Leading editors and contributors to the black press, like Frederick Douglass, Ida B. Wells, W.E.B. Du Bois and Langston Hughes, advocated against slavery, Jim Crow laws, lynching, and later on, segregation. For 126 years, black journalists like Zora Neale Hurston documented the joys and tribulations of black families, friends and neighbors living in Central Florida and beyond, capturing the humanity often ignored by mainstream publications that often used slurs and derision to describe black people. Local African-American newspapers provided a forum for discussion of the social, political and economic interests of the black community while also acting as a catalyst for progress in Orlando and nearby cities.

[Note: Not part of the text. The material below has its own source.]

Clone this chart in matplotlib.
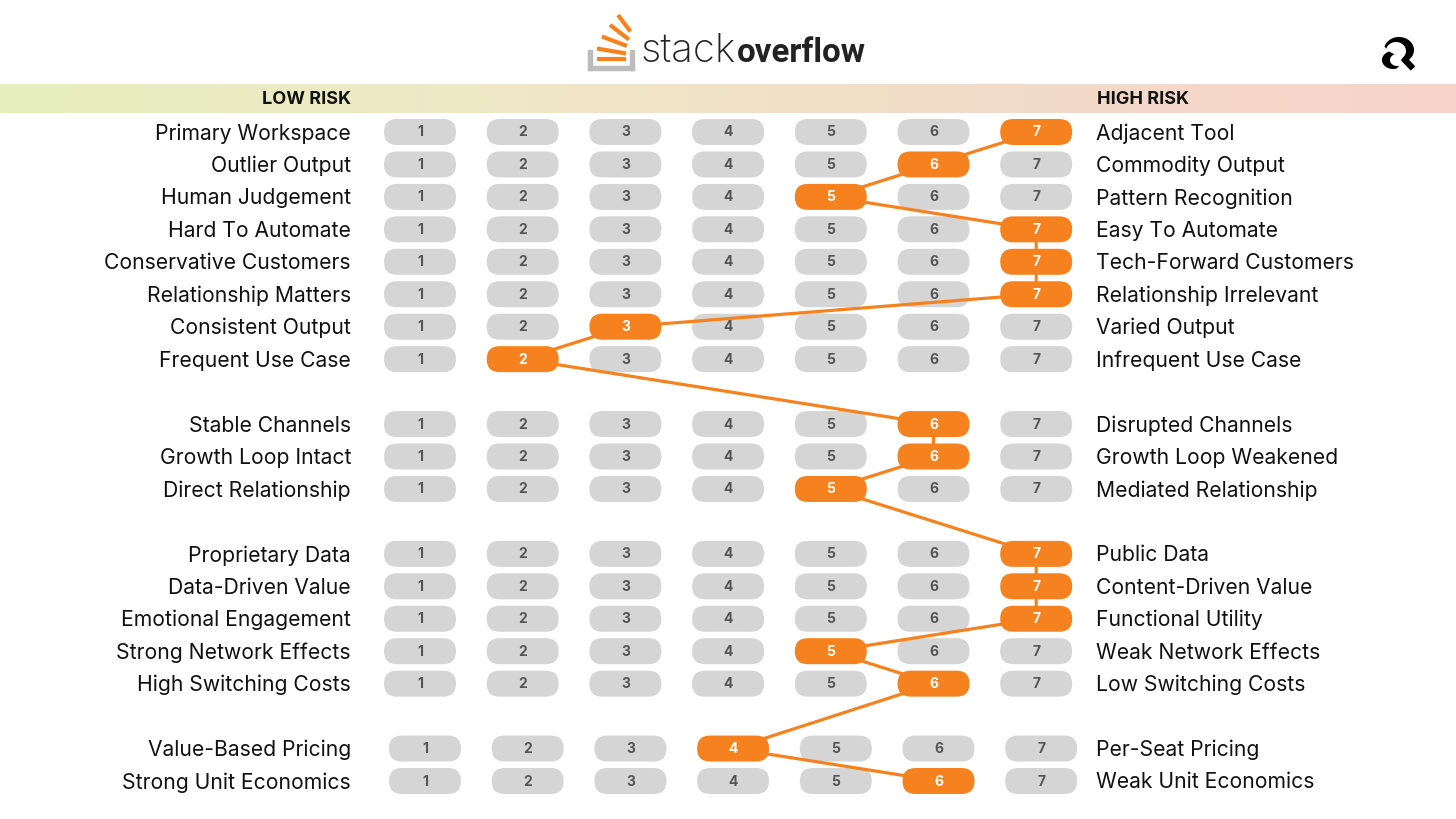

Headlines of today may differ, and mainstream newsrooms may be more diverse than ever, which may lead some to think there's no need for publications that cater solely to African-Americans. Although the media market is constantly changing, and it can be a struggle for publishers to keep newspapers alive, there are still a handful of black newspapers operating in the Orlando area.

With smaller staffs and fewer advertising dollars, Central Florida's black press delivers news for African-Americans beyond the "pathologies and exceptions," as The Philadelphia Tribune managing editor Irv Randolph calls it, for a more complete and nuanced picture of everyday life in black communities. In other words, African-American communities still need the kind of voice that only the black press offers.